[Supplied material start]

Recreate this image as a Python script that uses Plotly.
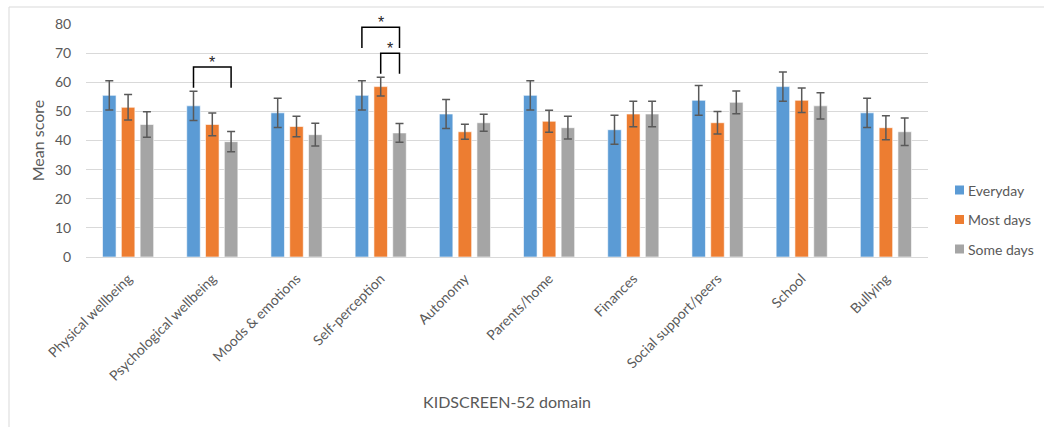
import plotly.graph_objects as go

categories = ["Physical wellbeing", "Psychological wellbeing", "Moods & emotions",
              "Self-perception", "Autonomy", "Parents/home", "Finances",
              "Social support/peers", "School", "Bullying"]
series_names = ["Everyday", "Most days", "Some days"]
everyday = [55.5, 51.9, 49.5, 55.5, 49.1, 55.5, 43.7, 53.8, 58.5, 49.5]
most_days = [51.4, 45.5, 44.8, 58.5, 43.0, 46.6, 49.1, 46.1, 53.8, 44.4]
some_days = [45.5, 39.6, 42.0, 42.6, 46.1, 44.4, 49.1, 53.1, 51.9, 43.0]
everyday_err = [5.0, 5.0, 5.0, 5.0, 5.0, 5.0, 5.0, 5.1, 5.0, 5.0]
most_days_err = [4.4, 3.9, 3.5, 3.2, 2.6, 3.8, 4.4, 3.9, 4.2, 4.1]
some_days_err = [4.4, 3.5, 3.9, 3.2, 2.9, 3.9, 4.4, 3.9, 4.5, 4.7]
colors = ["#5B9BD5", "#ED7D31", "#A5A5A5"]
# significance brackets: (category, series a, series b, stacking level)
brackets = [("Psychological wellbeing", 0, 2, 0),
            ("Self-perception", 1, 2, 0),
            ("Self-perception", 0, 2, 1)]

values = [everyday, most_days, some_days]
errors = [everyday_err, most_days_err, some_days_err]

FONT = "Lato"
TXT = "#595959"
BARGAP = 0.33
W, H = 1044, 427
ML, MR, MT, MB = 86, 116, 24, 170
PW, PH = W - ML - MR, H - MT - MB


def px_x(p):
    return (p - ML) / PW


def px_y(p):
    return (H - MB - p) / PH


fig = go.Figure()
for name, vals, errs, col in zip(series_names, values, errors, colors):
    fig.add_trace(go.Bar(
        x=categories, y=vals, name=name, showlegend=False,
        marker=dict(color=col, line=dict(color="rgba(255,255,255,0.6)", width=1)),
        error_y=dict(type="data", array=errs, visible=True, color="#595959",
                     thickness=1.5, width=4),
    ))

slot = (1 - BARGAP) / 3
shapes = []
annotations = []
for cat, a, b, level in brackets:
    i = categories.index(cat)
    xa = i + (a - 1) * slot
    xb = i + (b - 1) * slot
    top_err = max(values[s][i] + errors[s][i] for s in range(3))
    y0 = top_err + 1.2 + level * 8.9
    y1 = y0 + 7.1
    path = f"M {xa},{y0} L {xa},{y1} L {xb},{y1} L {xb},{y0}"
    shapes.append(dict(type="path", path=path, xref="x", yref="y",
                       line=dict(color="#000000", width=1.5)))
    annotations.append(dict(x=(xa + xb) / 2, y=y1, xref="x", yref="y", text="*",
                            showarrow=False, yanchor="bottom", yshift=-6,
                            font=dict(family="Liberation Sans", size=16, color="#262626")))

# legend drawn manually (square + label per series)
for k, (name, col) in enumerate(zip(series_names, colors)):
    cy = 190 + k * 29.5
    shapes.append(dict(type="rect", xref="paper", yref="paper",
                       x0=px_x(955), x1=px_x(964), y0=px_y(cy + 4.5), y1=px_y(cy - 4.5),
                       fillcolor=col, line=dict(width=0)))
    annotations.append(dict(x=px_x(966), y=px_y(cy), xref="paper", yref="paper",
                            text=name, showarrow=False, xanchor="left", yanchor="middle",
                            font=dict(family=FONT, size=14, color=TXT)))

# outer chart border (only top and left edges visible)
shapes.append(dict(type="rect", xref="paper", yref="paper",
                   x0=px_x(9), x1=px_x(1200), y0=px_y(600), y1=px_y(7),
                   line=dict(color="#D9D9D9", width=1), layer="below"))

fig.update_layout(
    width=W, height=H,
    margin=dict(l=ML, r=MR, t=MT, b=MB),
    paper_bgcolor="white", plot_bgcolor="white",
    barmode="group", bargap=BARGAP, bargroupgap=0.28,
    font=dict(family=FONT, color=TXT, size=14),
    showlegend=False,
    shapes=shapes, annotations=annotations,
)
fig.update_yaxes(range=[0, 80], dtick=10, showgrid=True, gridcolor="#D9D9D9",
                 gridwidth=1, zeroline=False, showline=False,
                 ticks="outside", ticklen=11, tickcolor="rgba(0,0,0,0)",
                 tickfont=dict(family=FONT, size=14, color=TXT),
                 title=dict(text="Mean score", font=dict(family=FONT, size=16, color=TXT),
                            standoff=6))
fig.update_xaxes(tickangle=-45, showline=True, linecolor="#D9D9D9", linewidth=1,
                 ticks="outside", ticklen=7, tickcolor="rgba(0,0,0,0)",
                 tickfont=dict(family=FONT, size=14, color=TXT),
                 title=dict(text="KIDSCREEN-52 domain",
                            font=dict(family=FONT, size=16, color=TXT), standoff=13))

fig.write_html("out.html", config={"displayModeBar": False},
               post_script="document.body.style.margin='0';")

[Supplied material end]

- Exercise goal
Reproduce the listing exactly. Leave its pictures out.

- Solution
Recreate this image as a Python script that uses Plotly.
import plotly.graph_objects as go

categories = ["Physical wellbeing", "Psychological wellbeing", "Moods & emotions",
              "Self-perception", "Autonomy", "Parents/home", "Finances",
              "Social support/peers", "School", "Bullying"]
series_names = ["Everyday", "Most days", "Some days"]
everyday = [55.5, 51.9, 49.5, 55.5, 49.1, 55.5, 43.7, 53.8, 58.5, 49.5]
most_days = [51.4, 45.5, 44.8, 58.5, 43.0, 46.6, 49.1, 46.1, 53.8, 44.4]
some_days = [45.5, 39.6, 42.0, 42.6, 46.1, 44.4, 49.1, 53.1, 51.9, 43.0]
everyday_err = [5.0, 5.0, 5.0, 5.0, 5.0, 5.0, 5.0, 5.1, 5.0, 5.0]
most_days_err = [4.4, 3.9, 3.5, 3.2, 2.6, 3.8, 4.4, 3.9, 4.2, 4.1]
some_days_err = [4.4, 3.5, 3.9, 3.2, 2.9, 3.9, 4.4, 3.9, 4.5, 4.7]
colors = ["#5B9BD5", "#ED7D31", "#A5A5A5"]
# significance brackets: (category, series a, series b, stacking level)
brackets = [("Psychological wellbeing", 0, 2, 0),
            ("Self-perception", 1, 2, 0),
            ("Self-perception", 0, 2, 1)]

values = [everyday, most_days, some_days]
errors = [everyday_err, most_days_err, some_days_err]

FONT = "Lato"
TXT = "#595959"
BARGAP = 0.33
W, H = 1044, 427
ML, MR, MT, MB = 86, 116, 24, 170
PW, PH = W - ML - MR, H - MT - MB


def px_x(p):
    return (p - ML) / PW


def px_y(p):
    return (H - MB - p) / PH


fig = go.Figure()
for name, vals, errs, col in zip(series_names, values, errors, colors):
    fig.add_trace(go.Bar(
        x=categories, y=vals, name=name, showlegend=False,
        marker=dict(color=col, line=dict(color="rgba(255,255,255,0.6)", width=1)),
        error_y=dict(type="data", array=errs, visible=True, color="#595959",
                     thickness=1.5, width=4),
    ))

slot = (1 - BARGAP) / 3
shapes = []
annotations = []
for cat, a, b, level in brackets:
    i = categories.index(cat)
    xa = i + (a - 1) * slot
    xb = i + (b - 1) * slot
    top_err = max(values[s][i] + errors[s][i] for s in range(3))
    y0 = top_err + 1.2 + level * 8.9
    y1 = y0 + 7.1
    path = f"M {xa},{y0} L {xa},{y1} L {xb},{y1} L {xb},{y0}"
    shapes.append(dict(type="path", path=path, xref="x", yref="y",
                       line=dict(color="#000000", width=1.5)))
    annotations.append(dict(x=(xa + xb) / 2, y=y1, xref="x", yref="y", text="*",
                            showarrow=False, yanchor="bottom", yshift=-6,
                            font=dict(family="Liberation Sans", size=16, color="#262626")))

# legend drawn manually (square + label per series)
for k, (name, col) in enumerate(zip(series_names, colors)):
    cy = 190 + k * 29.5
    shapes.append(dict(type="rect", xref="paper", yref="paper",
                       x0=px_x(955), x1=px_x(964), y0=px_y(cy + 4.5), y1=px_y(cy - 4.5),
                       fillcolor=col, line=dict(width=0)))
    annotations.append(dict(x=px_x(966), y=px_y(cy), xref="paper", yref="paper",
                            text=name, showarrow=False, xanchor="left", yanchor="middle",
                            font=dict(family=FONT, size=14, color=TXT)))

# outer chart border (only top and left edges visible)
shapes.append(dict(type="rect", xref="paper", yref="paper",
                   x0=px_x(9), x1=px_x(1200), y0=px_y(600), y1=px_y(7),
                   line=dict(color="#D9D9D9", width=1), layer="below"))

fig.update_layout(
    width=W, height=H,
    margin=dict(l=ML, r=MR, t=MT, b=MB),
    paper_bgcolor="white", plot_bgcolor="white",
    barmode="group", bargap=BARGAP, bargroupgap=0.28,
    font=dict(family=FONT, color=TXT, size=14),
    showlegend=False,
    shapes=shapes, annotations=annotations,
)
fig.update_yaxes(range=[0, 80], dtick=10, showgrid=True, gridcolor="#D9D9D9",
                 gridwidth=1, zeroline=False, showline=False,
                 ticks="outside", ticklen=11, tickcolor="rgba(0,0,0,0)",
                 tickfont=dict(family=FONT, size=14, color=TXT),
                 title=dict(text="Mean score", font=dict(family=FONT, size=16, color=TXT),
                            standoff=6))
fig.update_xaxes(tickangle=-45, showline=True, linecolor="#D9D9D9", linewidth=1,
                 ticks="outside", ticklen=7, tickcolor="rgba(0,0,0,0)",
                 tickfont=dict(family=FONT, size=14, color=TXT),
                 title=dict(text="KIDSCREEN-52 domain",
                            font=dict(family=FONT, size=16, color=TXT), standoff=13))

fig.write_html("out.html", config={"displayModeBar": False},
               post_script="document.body.style.margin='0';")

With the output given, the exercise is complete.